● Set problem:
Exactly reproduce the lines of the listing below from the one containing "Give me the" through the one containing "YAxis, CartesianGrid, Legend". Skip the images.

● Given records:
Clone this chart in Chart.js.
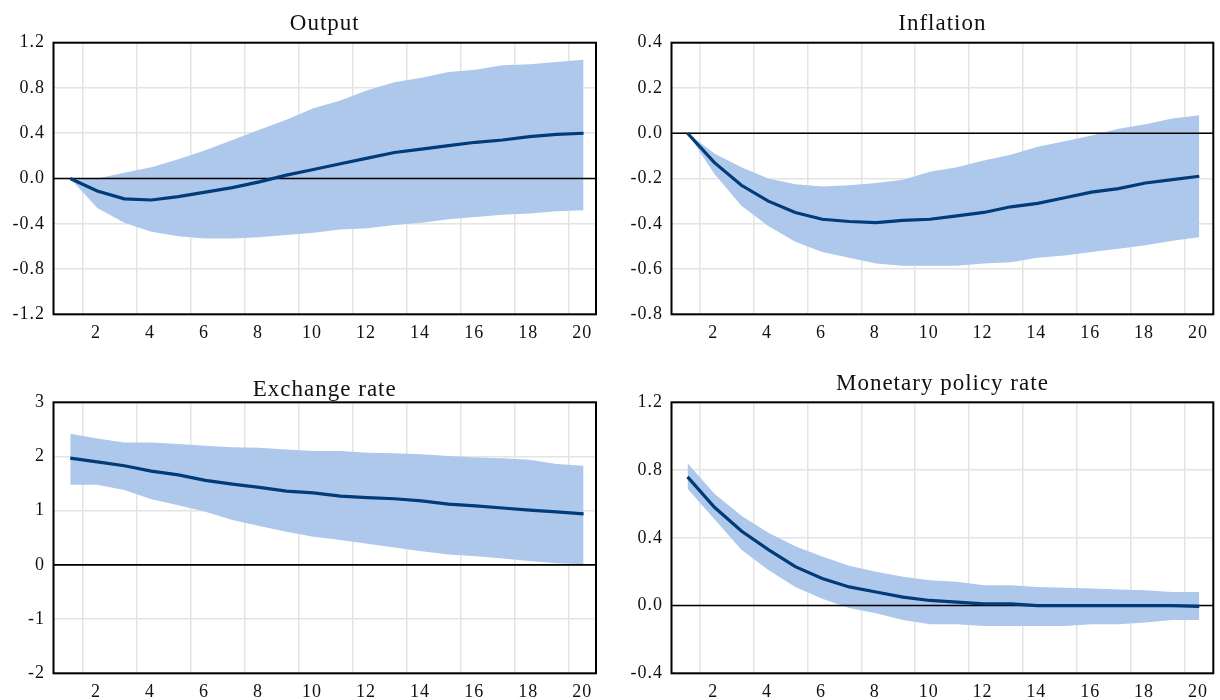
<!DOCTYPE html>
<html><head><meta charset="utf-8">
<script src="https://cdn.jsdelivr.net/npm/chart.js@4.4.1/dist/chart.umd.min.js"></script>
<style>
html,body{margin:0;padding:0;background:#fff;}
#wrap{position:relative;width:1220px;height:700px;overflow:hidden;}
canvas{position:absolute;}
</style></head><body>
<div id="wrap">
<canvas id="c1" width="610" height="350" style="left:0;top:0"></canvas>
<canvas id="c2" width="610" height="350" style="left:610px;top:0"></canvas>
<canvas id="c3" width="610" height="350" style="left:0;top:350px"></canvas>
<canvas id="c4" width="610" height="350" style="left:610px;top:350px"></canvas>
</div>
<script>
// ---------- data ----------
const periods = [1,2,3,4,5,6,7,8,9,10,11,12,13,14,15,16,17,18,19,20];
const xTickLabels = ['2','4','6','8','10','12','14','16','18','20'];

const outputMedian = [0,-0.11,-0.18,-0.19,-0.16,-0.12,-0.08,-0.03,0.03,0.08,0.13,0.18,0.23,0.26,0.29,0.32,0.34,0.37,0.39,0.40];
const outputUpper  = [0,0.00,0.05,0.10,0.17,0.25,0.34,0.43,0.52,0.62,0.69,0.78,0.85,0.89,0.94,0.96,1.00,1.01,1.03,1.05];
const outputLower  = [0,-0.26,-0.39,-0.47,-0.51,-0.53,-0.53,-0.52,-0.50,-0.48,-0.45,-0.44,-0.41,-0.39,-0.36,-0.34,-0.32,-0.31,-0.29,-0.28];

const inflationMedian = [0,-0.13,-0.23,-0.30,-0.35,-0.38,-0.39,-0.395,-0.385,-0.38,-0.365,-0.35,-0.325,-0.31,-0.285,-0.26,-0.245,-0.22,-0.205,-0.19];
const inflationUpper  = [0,-0.09,-0.15,-0.20,-0.225,-0.235,-0.23,-0.22,-0.205,-0.17,-0.15,-0.12,-0.095,-0.06,-0.035,-0.01,0.02,0.04,0.065,0.08];
const inflationLower  = [0,-0.18,-0.32,-0.41,-0.48,-0.525,-0.55,-0.575,-0.585,-0.585,-0.585,-0.575,-0.57,-0.55,-0.54,-0.525,-0.51,-0.495,-0.475,-0.46];

const exchangeMedian = [1.97,1.90,1.83,1.73,1.66,1.56,1.49,1.43,1.36,1.33,1.27,1.24,1.22,1.18,1.12,1.09,1.05,1.01,0.98,0.94];
const exchangeUpper  = [2.42,2.33,2.26,2.26,2.23,2.20,2.17,2.16,2.13,2.10,2.10,2.07,2.06,2.04,2.01,1.98,1.97,1.94,1.86,1.83];
const exchangeLower  = [1.48,1.48,1.38,1.21,1.10,0.98,0.83,0.72,0.61,0.52,0.46,0.39,0.32,0.25,0.19,0.16,0.12,0.07,0.03,0.01];

const policyMedian = [0.76,0.58,0.44,0.33,0.23,0.16,0.11,0.08,0.05,0.03,0.02,0.01,0.01,0.00,0.00,0.00,0.00,0.00,0.00,-0.005];
const policyUpper  = [0.84,0.66,0.53,0.43,0.35,0.29,0.235,0.20,0.17,0.15,0.14,0.12,0.12,0.11,0.105,0.10,0.095,0.09,0.08,0.08];
const policyLower  = [0.69,0.51,0.33,0.21,0.11,0.04,-0.015,-0.045,-0.085,-0.11,-0.11,-0.12,-0.12,-0.12,-0.12,-0.11,-0.11,-0.10,-0.085,-0.085];

const titles = ['Output','Inflation','Exchange rate','Monetary policy rate'];

// ---------- style ----------
Chart.defaults.font.family = "'Liberation Serif', 'Times New Roman', serif";
Chart.defaults.color = '#111';
const BAND = '#aec8ec';
const LINE = '#003b7a';
const GRID = '#e4e4e4';

const framePlugin = {
  id: 'frame',
  beforeLayout(chart) { chart.ctx.letterSpacing = '1px'; },
  beforeDraw(chart) { chart.ctx.letterSpacing = '1px'; },
  beforeDatasetDraw(chart, args) {
    if (args.index !== 2) return;
    const {ctx, chartArea: a, scales: {y}} = chart;
    const py = y.getPixelForValue(0);
    ctx.save();
    ctx.strokeStyle = '#000'; ctx.lineWidth = 1.6;
    ctx.beginPath(); ctx.moveTo(a.left, py); ctx.lineTo(a.right, py); ctx.stroke();
    ctx.restore();
  },
  afterDraw(chart) {
    const {ctx, chartArea: a} = chart;
    ctx.save();
    ctx.strokeStyle = '#000'; ctx.lineWidth = 2;
    ctx.strokeRect(a.left, a.top, a.right - a.left, a.bottom - a.top);
    ctx.restore();
  }
};

function pts(arr) { return periods.map((p, i) => ({x: p, y: arr[i]})); }

function makeChart(id, cfg) {
  new Chart(document.getElementById(id), {
    type: 'line',
    data: {
      datasets: [
        {label: 'upper', data: pts(cfg.upper), fill: '+1', backgroundColor: BAND, borderWidth: 0, pointRadius: 0, order: 1, tension: 0},
        {label: 'lower', data: pts(cfg.lower), fill: false, borderWidth: 0, pointRadius: 0, order: 1, tension: 0},
        {label: 'median', data: pts(cfg.median), fill: false, borderColor: LINE, borderWidth: 3.2, pointRadius: 0, order: 0, tension: 0}
      ]
    },
    options: {
      responsive: false,
      animation: false,
      layout: {padding: {left: 0, right: cfg.padRight, top: 0, bottom: 0}},
      plugins: {
        legend: {display: false},
        tooltip: {enabled: false},
        title: {
          display: true, text: cfg.title, fullSize: false,
          font: {size: 23, weight: 'normal', lineHeight: 1.0}, color: '#111',
          padding: {top: cfg.titleTop, bottom: cfg.titleBottom}
        }
      },
      scales: {
        x: {
          type: 'linear', min: cfg.xMin, max: cfg.xMax,
          afterBuildTicks: (s) => { s.ticks = xTickLabels.map(l => ({value: Number(l) - 0.55})); },
          afterFit: (s) => { s.height = cfg.xHeight; },
          ticks: {
            callback: (v) => String(Math.round(v + 0.55)),
            labelOffset: 13.5, padding: 8.5, maxRotation: 0, autoSkip: false,
            font: {size: 18}, color: '#111'
          },
          grid: {color: GRID, lineWidth: 1.5, drawTicks: false},
          border: {display: false}
        },
        y: {
          min: cfg.yMin, max: cfg.yMax,
          afterFit: (s) => { s.width = cfg.yWidth; },
          ticks: {
            stepSize: cfg.step, padding: 8.5, font: {size: 18}, color: '#111',
            callback: (v) => Number(v).toFixed(cfg.decimals)
          },
          grid: {color: GRID, lineWidth: 1.5, drawTicks: false},
          border: {display: false}
        }
      }
    },
    plugins: [framePlugin]
  });
}

makeChart('c1', {title: titles[0], median: outputMedian, upper: outputUpper, lower: outputLower,
  yMin: -1.2, yMax: 1.2, step: 0.4, decimals: 1, yWidth: 53.5, padRight: 14, xMin: 0.38, xMax: 20.46, xHeight: 35.7,
  titleTop: 12.9, titleBottom: 6.8});
makeChart('c2', {title: titles[1], median: inflationMedian, upper: inflationUpper, lower: inflationLower,
  yMin: -0.8, yMax: 0.4, step: 0.2, decimals: 1, yWidth: 61.5, padRight: 6.7, xMin: 0.405, xMax: 20.52, xHeight: 35.7,
  titleTop: 12.9, titleBottom: 6.8});
makeChart('c3', {title: titles[2], median: exchangeMedian, upper: exchangeUpper, lower: exchangeLower,
  yMin: -2, yMax: 3, step: 1, decimals: 0, yWidth: 53.5, padRight: 14, xMin: 0.38, xMax: 20.46, xHeight: 26.7,
  titleTop: 28.2, titleBottom: 1.1});
makeChart('c4', {title: titles[3], median: policyMedian, upper: policyUpper, lower: policyLower,
  yMin: -0.4, yMax: 1.2, step: 0.4, decimals: 1, yWidth: 61.5, padRight: 6.7, xMin: 0.405, xMax: 20.52, xHeight: 26.7,
  titleTop: 22.2, titleBottom: 7.1});
</script>
</body></html>
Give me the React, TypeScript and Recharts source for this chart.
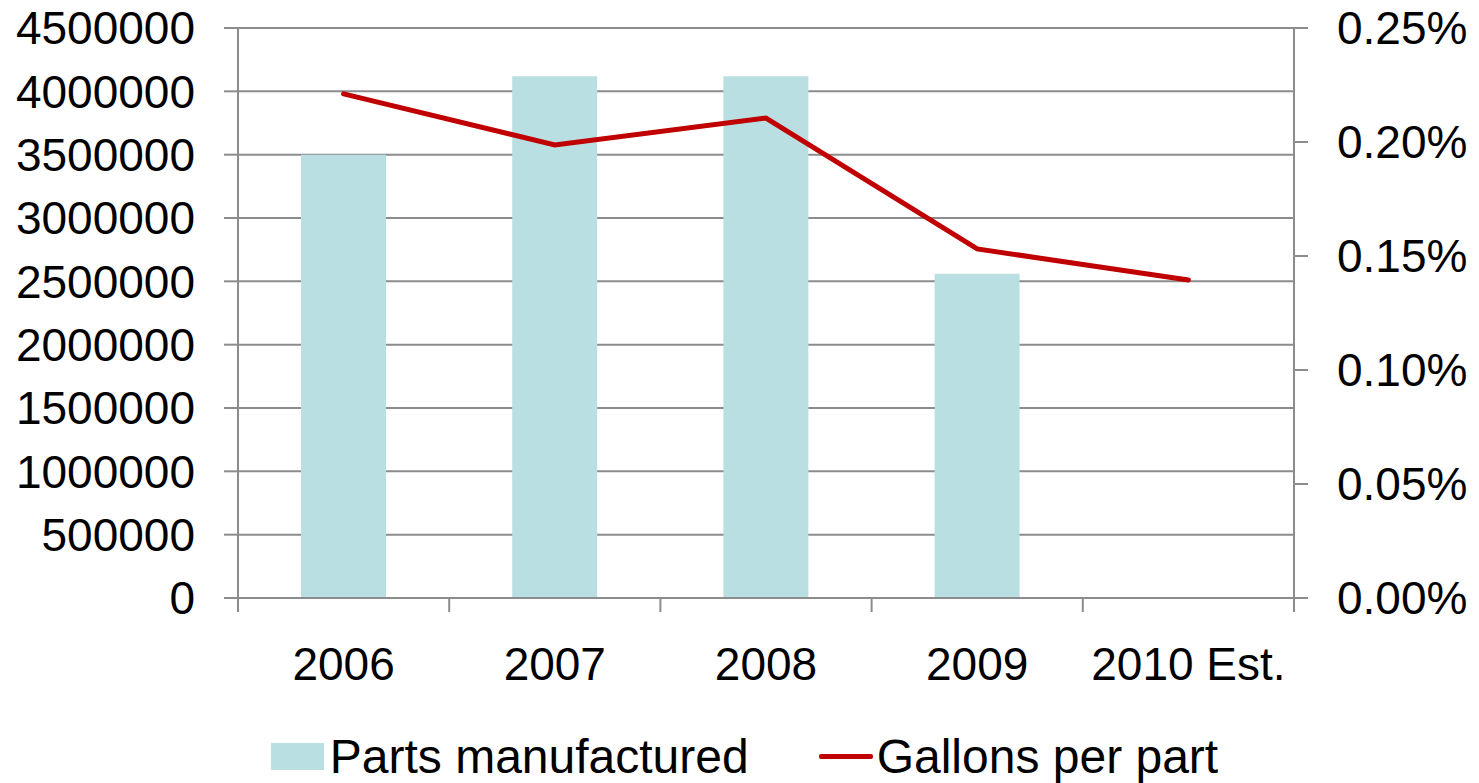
import React from 'react';
import { ComposedChart, Bar, Line, XAxis, YAxis, CartesianGrid, Legend } from 'recharts';

const categories = ['2006', '2007', '2008', '2009', '2010 Est.'];
const partsManufactured: (number | null)[] = [3500000, 4120000, 4120000, 2560000, null];
const gallonsPerPart = [0.002211, 0.001987, 0.002105, 0.001531, 0.001395];
const leftTicks = [0, 500000, 1000000, 1500000, 2000000, 2500000, 3000000, 3500000, 4000000, 4500000];
const rightTicks = [0, 0.0005, 0.001, 0.0015, 0.002, 0.0025];

const data = categories.map((c, i) => ({
  name: c,
  parts: partsManufactured[i],
  gallons: gallonsPerPart[i],
}));

const FONT = '"Liberation Sans", Arial, sans-serif';
const GRID = '#8c8c8c';
const BAR = '#b9dfe2';
const LINE = '#c00000';
const W = 1479;
const H = 783;
const PLOT_LEFT = 238;
const PLOT_RIGHT = 1294;
const BAND = (PLOT_RIGHT - PLOT_LEFT) / categories.length;

const XTick = (props: any) => {
  const { x, y, payload, index } = props;
  const axisY = y - 49;
  const left = x - BAND / 2;
  const right = x + BAND / 2;
  return (
    <g>
      <line x1={left} y1={axisY} x2={left} y2={axisY + 14} stroke={GRID} strokeWidth={2} />
      {index === categories.length - 1 && (
        <line x1={right} y1={axisY} x2={right} y2={axisY + 14} stroke={GRID} strokeWidth={2} />
      )}
      <text x={x} y={y} dy="0.71em" textAnchor="middle" fill="#000" fontSize={46} fontFamily={FONT}>
        {payload.value}
      </text>
    </g>
  );
};

const LegendContent = () => (
  <div
    style={{
      display: 'flex',
      justifyContent: 'center',
      alignItems: 'center',
      height: 75,
      paddingTop: 22,
      boxSizing: 'border-box',
      fontFamily: FONT,
      fontSize: 48,
      color: '#000',
      paddingLeft: 10,
    }}
  >
    <div style={{ display: 'flex', alignItems: 'center' }}>
      <span style={{ display: 'inline-block', width: 53, height: 27, background: BAR, marginRight: 6 }} />
      <span>Parts manufactured</span>
    </div>
    <div style={{ display: 'flex', alignItems: 'center', marginLeft: 70 }}>
      <span style={{ display: 'inline-block', width: 54, height: 5, background: LINE, marginRight: 4, borderRadius: 2 }} />
      <span>Gallons per part</span>
    </div>
  </div>
);

export default function App() {
  return (
    <div style={{ position: 'absolute', left: 0, top: 0, width: W, height: H, background: '#fff' }}>
      <ComposedChart
        width={W}
        height={H}
        data={data}
        margin={{ top: 28, right: 0, bottom: 0, left: 0 }}
        barCategoryGap={0}
      >
        <CartesianGrid yAxisId="left" vertical={false} stroke={GRID} strokeWidth={2} />
        <XAxis
          dataKey="name"
          height={110}
          tickLine={false}
          axisLine={{ stroke: GRID, strokeWidth: 2 }}
          tickSize={14}
          tickMargin={35}
          tick={<XTick />}
          interval={0}
        />
        <YAxis
          yAxisId="left"
          orientation="left"
          width={PLOT_LEFT}
          domain={[0, 4500000]}
          ticks={leftTicks}
          interval={0}
          tickSize={14}
          tickMargin={29}
          axisLine={{ stroke: GRID, strokeWidth: 2 }}
          tickLine={{ stroke: GRID, strokeWidth: 2 }}
          tick={{ fill: '#000', fontSize: 46, fontFamily: FONT }}
        />
        <YAxis
          yAxisId="right"
          orientation="right"
          width={W - PLOT_RIGHT}
          domain={[0, 0.0025]}
          ticks={rightTicks}
          interval={0}
          tickSize={14}
          tickMargin={29}
          tickFormatter={(v: number) => (v * 100).toFixed(2) + '%'}
          axisLine={{ stroke: GRID, strokeWidth: 2 }}
          tickLine={{ stroke: GRID, strokeWidth: 2 }}
          tick={{ fill: '#000', fontSize: 46, fontFamily: FONT }}
        />
        <Legend verticalAlign="bottom" height={75} content={<LegendContent />} />
        <Bar yAxisId="left" dataKey="parts" fill={BAR} barSize={85} isAnimationActive={false} />
        <Line
          yAxisId="right"
          dataKey="gallons"
          stroke={LINE}
          strokeWidth={5}
          strokeLinecap="round"
          dot={false}
          activeDot={false}
          type="linear"
          isAnimationActive={false}
        />
      </ComposedChart>
    </div>
  );
}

● Task solution:
Give me the React, TypeScript and Recharts source for this chart.
import React from 'react';
import { ComposedChart, Bar, Line, XAxis, YAxis, CartesianGrid, Legend } from 'recharts';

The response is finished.